COLLECTED DATA –
──────────────────────────────

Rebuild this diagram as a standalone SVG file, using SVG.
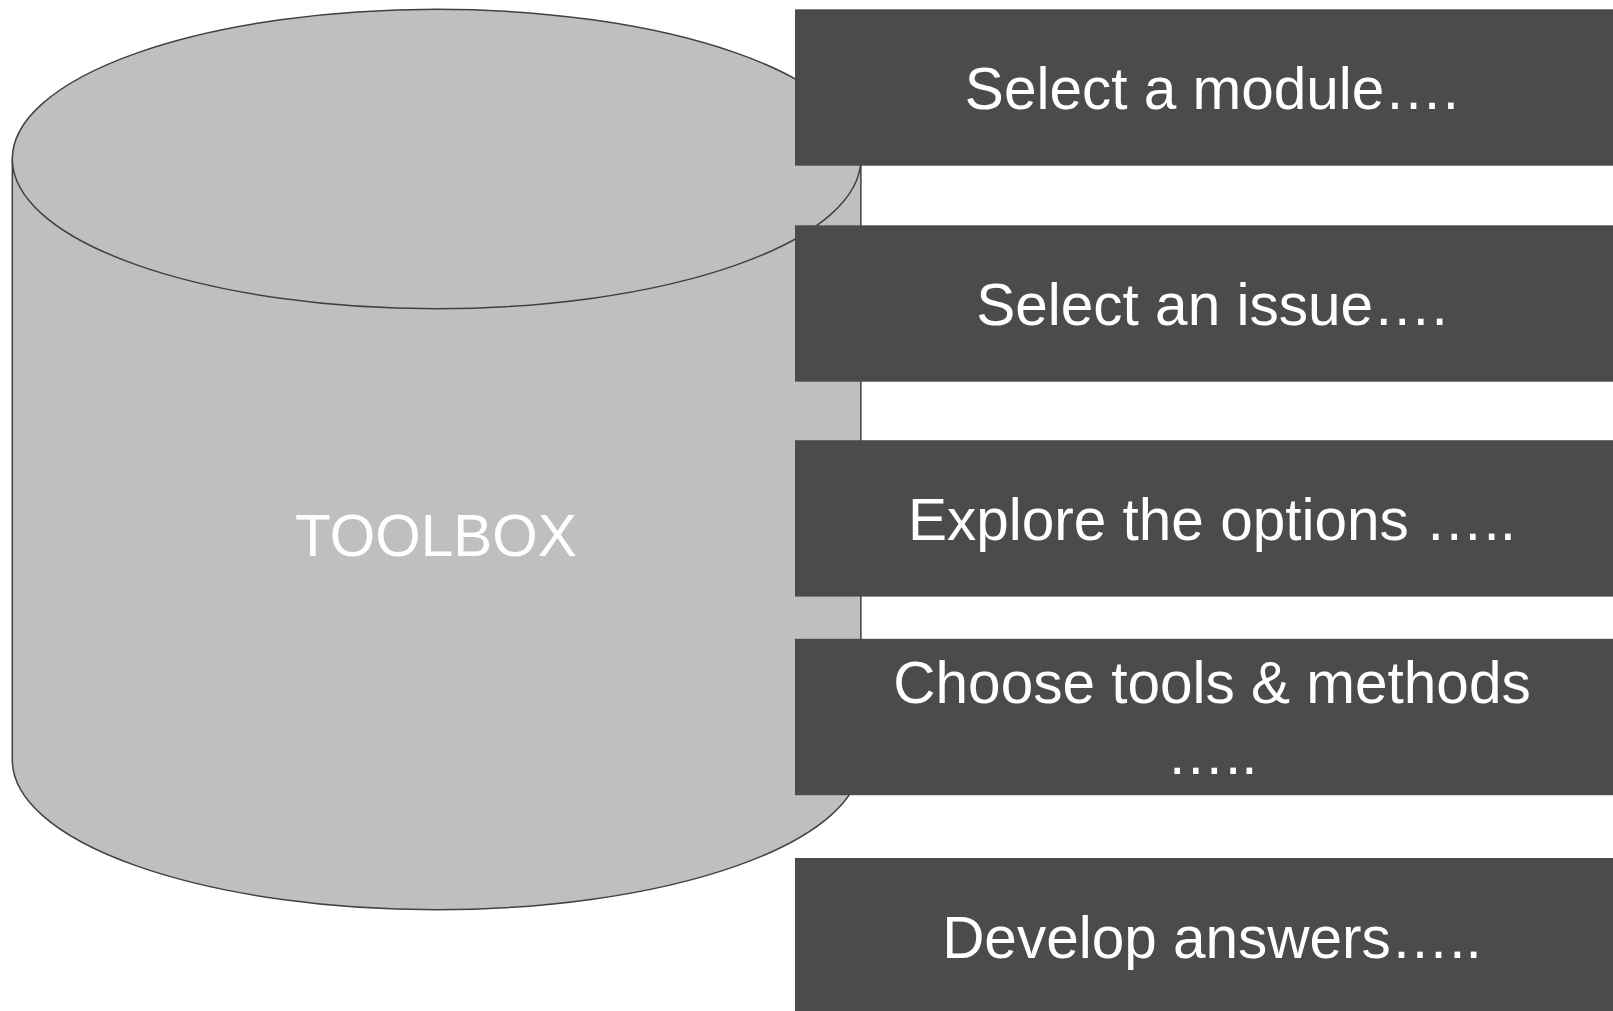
<svg xmlns="http://www.w3.org/2000/svg" width="1613" height="1011" viewBox="0 0 1613 1011">
<style>
.cyl{fill:#bfbfbf;stroke:#404040;stroke-width:1.5}
.box{fill:#4b4b4b}
.t{font-family:"Liberation Sans",Arial,sans-serif;font-size:58.5px;fill:#ffffff;text-anchor:middle}
</style>
<rect width="1613" height="1011" fill="#ffffff"/>
<g id="toolbox">
<path class="cyl" d="M12.3,159 V760 A424.3,149.7 0 0 0 860.9,760 V159"/>
<ellipse class="cyl" cx="436.6" cy="159" rx="424.3" ry="149.7"/>
<text class="t" x="436" y="556">TOOLBOX</text>
</g>
<g id="connectors"></g>
<g id="step1">
<rect class="box" x="795" y="9.3" width="830" height="156.4"/>
<text class="t" x="1212" y="109">Select a module….</text>
</g>
<g id="step2">
<rect class="box" x="795" y="225.3" width="830" height="156.4"/>
<text class="t" x="1212" y="325">Select an issue….</text>
</g>
<g id="step3">
<rect class="box" x="795" y="440.2" width="830" height="156.4"/>
<text class="t" x="1212" y="540">Explore the options …..</text>
</g>
<g id="step4">
<rect class="box" x="795" y="638.8" width="830" height="156.4"/>
<text class="t" x="1212" y="703">Choose tools &amp; methods</text>
<text class="t" x="1212" y="774">…..</text>
</g>
<g id="step5">
<rect class="box" x="795" y="858" width="830" height="156.4"/>
<text class="t" x="1212" y="958">Develop answers…..</text>
</g>
</svg>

──────────────────────────────

CHALLENGE –
Print out the material word for word, omitting the pictures.

WORKED ANSWER –
Rebuild this diagram as a standalone SVG file, using SVG.
<svg xmlns="http://www.w3.org/2000/svg" width="1613" height="1011" viewBox="0 0 1613 1011">
<style>
.cyl{fill:#bfbfbf;stroke:#404040;stroke-width:1.5}
.box{fill:#4b4b4b}
.t{font-family:"Liberation Sans",Arial,sans-serif;font-size:58.5px;fill:#ffffff;text-anchor:middle}
</style>
<rect width="1613" height="1011" fill="#ffffff"/>
<g id="toolbox">
<path class="cyl" d="M12.3,159 V760 A424.3,149.7 0 0 0 860.9,760 V159"/>
<ellipse class="cyl" cx="436.6" cy="159" rx="424.3" ry="149.7"/>
<text class="t" x="436" y="556">TOOLBOX</text>
</g>
<g id="connectors"></g>
<g id="step1">
<rect class="box" x="795" y="9.3" width="830" height="156.4"/>
<text class="t" x="1212" y="109">Select a module….</text>
</g>
<g id="step2">
<rect class="box" x="795" y="225.3" width="830" height="156.4"/>
<text class="t" x="1212" y="325">Select an issue….</text>
</g>
<g id="step3">
<rect class="box" x="795" y="440.2" width="830" height="156.4"/>
<text class="t" x="1212" y="540">Explore the options …..</text>
</g>
<g id="step4">
<rect class="box" x="795" y="638.8" width="830" height="156.4"/>
<text class="t" x="1212" y="703">Choose tools &amp; methods</text>
<text class="t" x="1212" y="774">…..</text>
</g>
<g id="step5">
<rect class="box" x="795" y="858" width="830" height="156.4"/>
<text class="t" x="1212" y="958">Develop answers…..</text>
</g>
</svg>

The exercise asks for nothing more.